Retype every line from the start of the data down to and including the line with "import * as". Skip the pictures.

## Start DATA EXCERPT

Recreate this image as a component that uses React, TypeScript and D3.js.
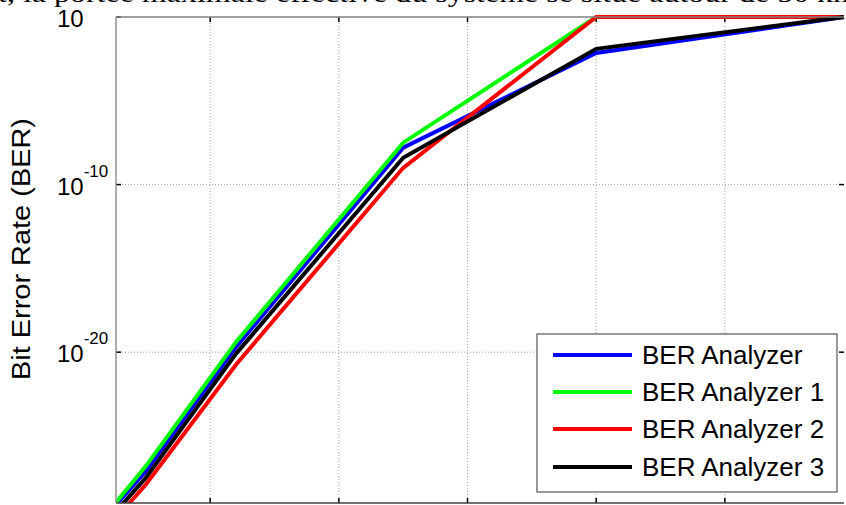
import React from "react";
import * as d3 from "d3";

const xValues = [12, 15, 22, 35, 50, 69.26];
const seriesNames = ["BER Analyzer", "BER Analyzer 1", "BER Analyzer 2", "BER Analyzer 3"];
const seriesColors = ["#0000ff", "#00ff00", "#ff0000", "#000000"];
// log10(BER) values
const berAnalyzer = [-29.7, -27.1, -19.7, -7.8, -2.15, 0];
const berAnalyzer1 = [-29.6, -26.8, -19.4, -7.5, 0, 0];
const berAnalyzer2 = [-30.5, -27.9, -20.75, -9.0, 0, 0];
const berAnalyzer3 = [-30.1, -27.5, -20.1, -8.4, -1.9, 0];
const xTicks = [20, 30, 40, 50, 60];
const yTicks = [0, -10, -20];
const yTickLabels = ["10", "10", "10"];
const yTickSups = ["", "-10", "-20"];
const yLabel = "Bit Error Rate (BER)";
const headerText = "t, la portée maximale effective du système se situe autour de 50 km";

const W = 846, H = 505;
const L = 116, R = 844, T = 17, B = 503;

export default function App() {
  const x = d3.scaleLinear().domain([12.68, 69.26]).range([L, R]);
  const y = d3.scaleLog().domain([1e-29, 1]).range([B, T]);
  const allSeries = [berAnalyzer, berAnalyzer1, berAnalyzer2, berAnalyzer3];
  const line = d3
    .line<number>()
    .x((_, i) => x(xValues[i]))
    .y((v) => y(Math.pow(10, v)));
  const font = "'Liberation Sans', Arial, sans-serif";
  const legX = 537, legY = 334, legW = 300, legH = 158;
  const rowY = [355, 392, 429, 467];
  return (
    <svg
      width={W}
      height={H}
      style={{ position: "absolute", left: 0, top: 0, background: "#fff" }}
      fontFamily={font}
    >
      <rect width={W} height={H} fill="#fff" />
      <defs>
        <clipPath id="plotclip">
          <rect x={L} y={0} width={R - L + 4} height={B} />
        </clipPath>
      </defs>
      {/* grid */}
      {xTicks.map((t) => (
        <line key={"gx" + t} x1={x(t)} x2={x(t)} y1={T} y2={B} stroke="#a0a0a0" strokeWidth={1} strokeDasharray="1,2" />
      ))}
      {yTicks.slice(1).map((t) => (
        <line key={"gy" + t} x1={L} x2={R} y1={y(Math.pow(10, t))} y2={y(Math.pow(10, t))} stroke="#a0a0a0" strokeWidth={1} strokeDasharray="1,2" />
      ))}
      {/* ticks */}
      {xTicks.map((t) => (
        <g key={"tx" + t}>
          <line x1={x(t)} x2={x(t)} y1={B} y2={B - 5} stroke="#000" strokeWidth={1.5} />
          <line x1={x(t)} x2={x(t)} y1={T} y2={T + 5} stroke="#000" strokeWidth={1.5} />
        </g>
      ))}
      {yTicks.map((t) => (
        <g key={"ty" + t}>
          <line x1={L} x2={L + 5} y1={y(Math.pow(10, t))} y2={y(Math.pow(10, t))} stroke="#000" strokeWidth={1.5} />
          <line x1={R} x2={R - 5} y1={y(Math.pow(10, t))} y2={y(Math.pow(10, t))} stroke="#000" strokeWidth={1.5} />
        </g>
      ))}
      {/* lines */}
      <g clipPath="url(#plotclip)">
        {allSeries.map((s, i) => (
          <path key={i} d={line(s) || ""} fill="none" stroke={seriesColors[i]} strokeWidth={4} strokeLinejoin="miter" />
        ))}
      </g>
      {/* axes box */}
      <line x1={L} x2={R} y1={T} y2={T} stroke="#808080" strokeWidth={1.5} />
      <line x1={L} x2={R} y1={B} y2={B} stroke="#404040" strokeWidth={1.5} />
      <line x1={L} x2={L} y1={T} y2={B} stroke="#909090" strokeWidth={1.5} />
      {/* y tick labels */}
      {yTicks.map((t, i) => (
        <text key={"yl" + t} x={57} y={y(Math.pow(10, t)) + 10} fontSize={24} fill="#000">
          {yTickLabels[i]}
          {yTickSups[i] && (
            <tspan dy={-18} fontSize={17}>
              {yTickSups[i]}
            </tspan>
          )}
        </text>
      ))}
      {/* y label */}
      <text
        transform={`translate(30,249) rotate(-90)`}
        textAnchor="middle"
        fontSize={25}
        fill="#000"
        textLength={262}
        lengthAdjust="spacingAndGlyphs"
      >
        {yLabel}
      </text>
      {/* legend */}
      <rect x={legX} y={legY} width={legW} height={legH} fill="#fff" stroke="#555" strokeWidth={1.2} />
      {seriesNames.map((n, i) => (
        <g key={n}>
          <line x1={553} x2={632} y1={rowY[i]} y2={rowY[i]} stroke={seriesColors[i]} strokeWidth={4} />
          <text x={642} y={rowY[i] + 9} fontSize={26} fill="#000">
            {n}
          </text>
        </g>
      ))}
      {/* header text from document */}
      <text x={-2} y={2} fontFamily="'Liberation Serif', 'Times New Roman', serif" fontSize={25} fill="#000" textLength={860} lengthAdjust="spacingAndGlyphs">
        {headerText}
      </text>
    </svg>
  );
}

## End DATA EXCERPT

• [FINAL ANSWER]
Recreate this image as a component that uses React, TypeScript and D3.js.
import React from "react";
import * as d3 from "d3";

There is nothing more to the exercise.